中には、産むことを決断される方もおられますが、その数は少なく、中絶手術に踏み切る方の方が断然多いのです。

日本では妊娠22週以降の人工妊娠中絶は認められていないため、出生前診断を受けてから、非常に短い時間で「産むか」「中絶するか」の決断を迫られる可能性もあります。

これは母体にも負担が大きいことですし、精神的にもリスクを伴う決断です。

参照:9割が「中絶」…重い決断迫られる~より

「命の選別」が問題に…

現在、出生前診断に関しては多くの意見があります。

事前に胎児の疾患について知ることが良いことなのか、中絶を決意させる要因になっているのではないかと、「命の選別方法」になりつつあるという見解もあります。

また今現在の日本の法律では、胎児の先天性疾患(障害)を理由とした人工妊娠中絶は認められていないため、出生前診断の結果、人工妊娠中絶を希望する妊婦さんがいても応じない医療機関も多いものです。

全ての方が「中絶」という選択をされるわけではありませんが、その割合が多いため、出生前診断についての意義に疑問を感じる方もおられるようです。

参照:生まれようとする「いのち」を選別しないでより

出生前診断を受けるメリット、デメリット

出生前診断を受けるメリット

・おなかの中の赤ちゃんが元気かどうかを知ることができる

・仮に陽性反応が出ても、事前に知ることで必要な準備や気持ちを整える時間が取れる

・分からない不安から解放される

おなかの赤ちゃんの健康は、妊婦さんとその家族にとって一番の関心事であり、心配な要素でもあります。

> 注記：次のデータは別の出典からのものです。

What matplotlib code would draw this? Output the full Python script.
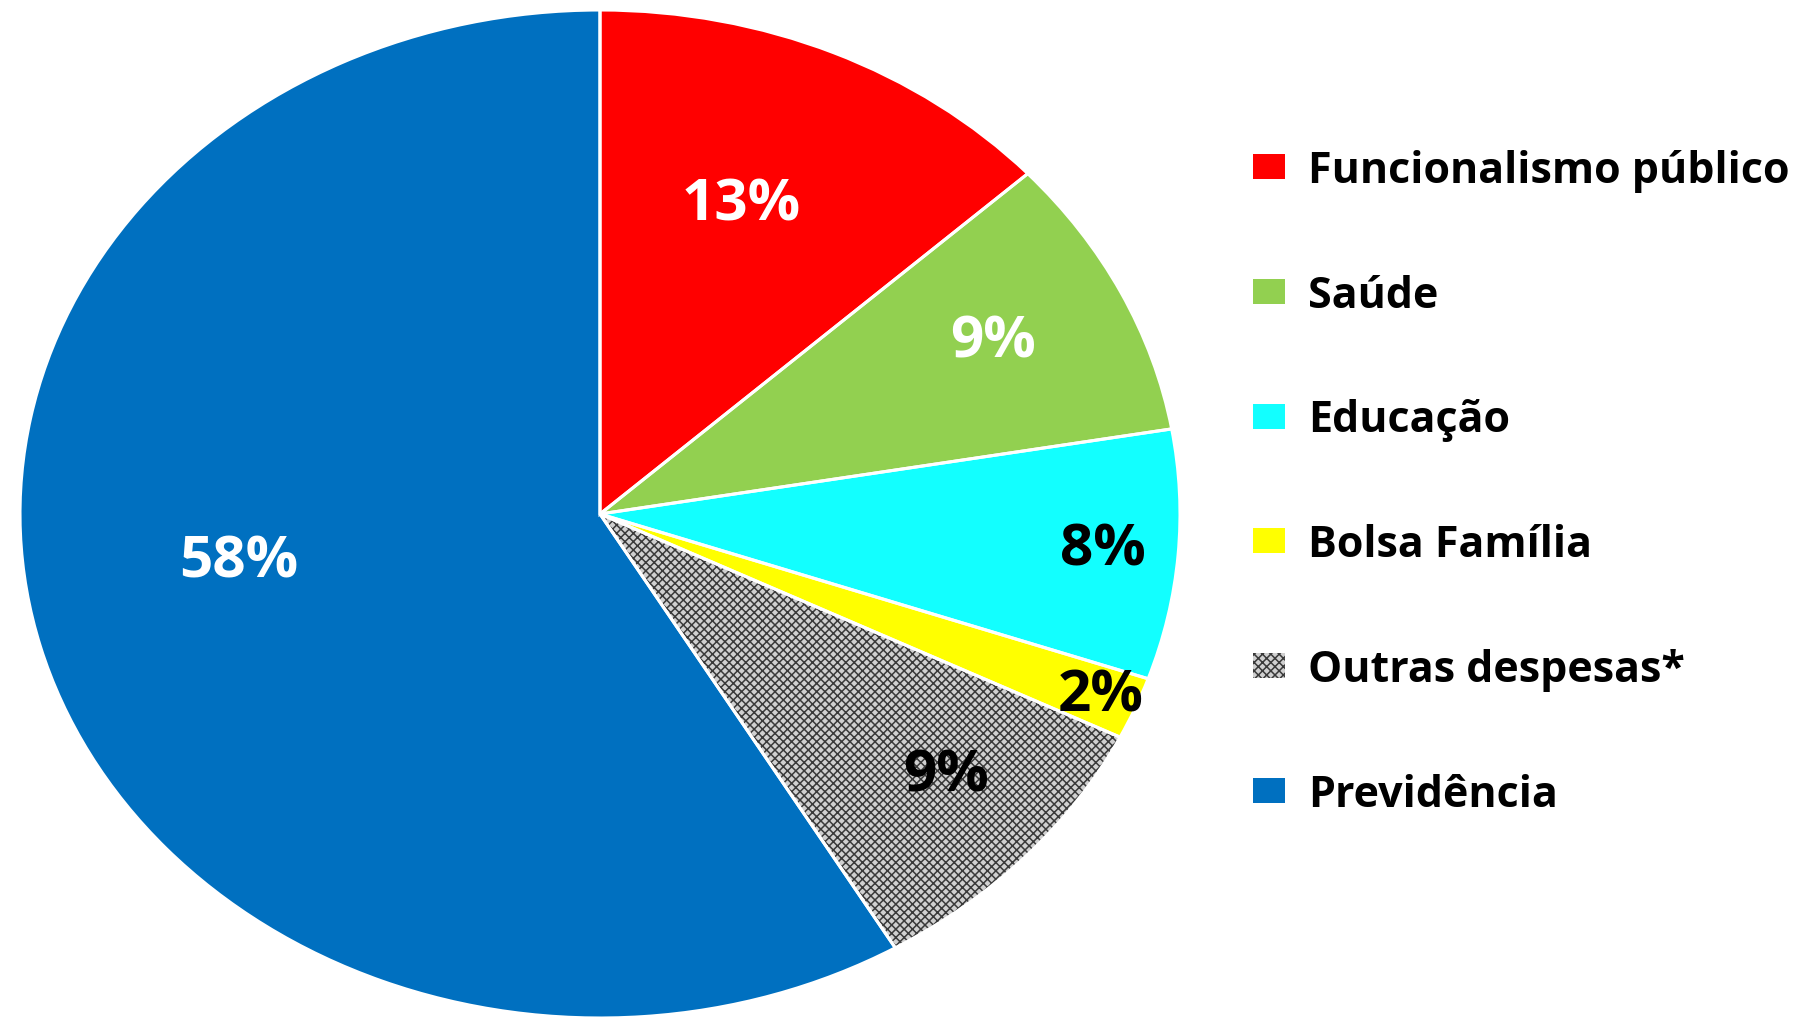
import numpy as np
import matplotlib.pyplot as plt

categories = ['Funcionalismo público', 'Saúde', 'Educação', 'Bolsa Família',
              'Outras despesas*', 'Previdência']
values = [13.2, 9.1, 8.0, 2.0, 9.2, 58.5]
value_labels = ['13%', '9%', '8%', '2%', '9%', '58%']

colors = ['#FF0000', '#92D050', '#12FFFF', '#FFFF00', '#d0d0d0', '#0070C0']
label_colors = ['white', 'white', 'black', 'black', 'black', 'white']
# (radius, angle offset in degrees) for each value label
label_pos = [(0.66, 2.2), (0.76, 0.7), (0.87, 0.1), (0.935, 0.0), (0.79, 1.8), (0.63, -6.7)]

plt.rcParams['font.family'] = ['Open Sans', 'DejaVu Sans']
plt.rcParams['hatch.linewidth'] = 1.1

W, H = 1807, 1020
fig = plt.figure(figsize=(W / 100, H / 100), dpi=100)
ax = fig.add_axes([0, 0, 1, 1])

wedges, _ = ax.pie(values, colors=colors, startangle=90, counterclock=False,
                   radius=1, wedgeprops=dict(linewidth=0))
wedges[4].set_hatch('xxxx')
wedges[4].set_edgecolor('#3a3a3a')

# white separators on top
ax.pie(values, colors=['none'] * len(values), startangle=90, counterclock=False,
       radius=1, wedgeprops=dict(linewidth=2.2, edgecolor='white'))

for w, lab, c, (r, off) in zip(wedges, value_labels, label_colors, label_pos):
    ang = np.deg2rad((w.theta1 + w.theta2) / 2 + off)
    ax.text(r * np.cos(ang), r * np.sin(ang), lab, ha='center', va='center',
            fontsize=42, fontweight='bold', color=c)

# elliptical pie: center at (600, 515) px, radii 580 x 504 px
cx, cy, rx, ry = 600, 515, 580, 504
ax.set_aspect('auto')
ax.set_xlim(-cx / rx, (W - cx) / rx)
ax.set_ylim(-(H - cy) / ry, cy / ry)
ax.axis('off')

ax.legend(wedges, categories, loc='upper left',
          bbox_to_anchor=(1214 / W, 1 - 111 / H), bbox_transform=fig.transFigure,
          frameon=False, prop=dict(size=31, weight='bold'),
          handlelength=0.74, handleheight=0.52, handletextpad=0.55, labelspacing=1.9)

fig.savefig('out.png', dpi=100)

出生前診断を受けることで、おなかの赤ちゃんに問題がないと分かれば安心できますし、妊娠期の不安定な精神状態も落ち着くはずです。

また、どんな状態か分からないという宙ぶらりんな状態から解放されスッキリするという、メリットも考えられます。

もし陽性反応が出てしまったとしても、いろいろ調べたり準備するための期間としてプラスに捉えるご両親もおられます。

結果の受け止め方は人それぞれですが、「赤ちゃんの状態を知りたい」という当初の目的だけを純粋に考えれば、結果に左右されることはないのかもしれません。

出生前診断を受けるデメリット

・中絶の引き金になるとの指摘もある

・陰性だったとしても100%ではない

・陽性だった場合、不安が増し、残りの妊娠期間が辛い時間になる人もいる

もちろん、検査での陽性反応は親御さんにとってはかなり精神的に辛いものがあります。

出生前診断を受けたことで、逆に混乱してしまい、産むか産まないかの決断で精神的に参ってしまう方も少なくないと言います。

ですから、どんな結果が出てもパニックにならないように、検査を受ける前からある程度の方針をご両親で話し合っておくことは大切でしょう。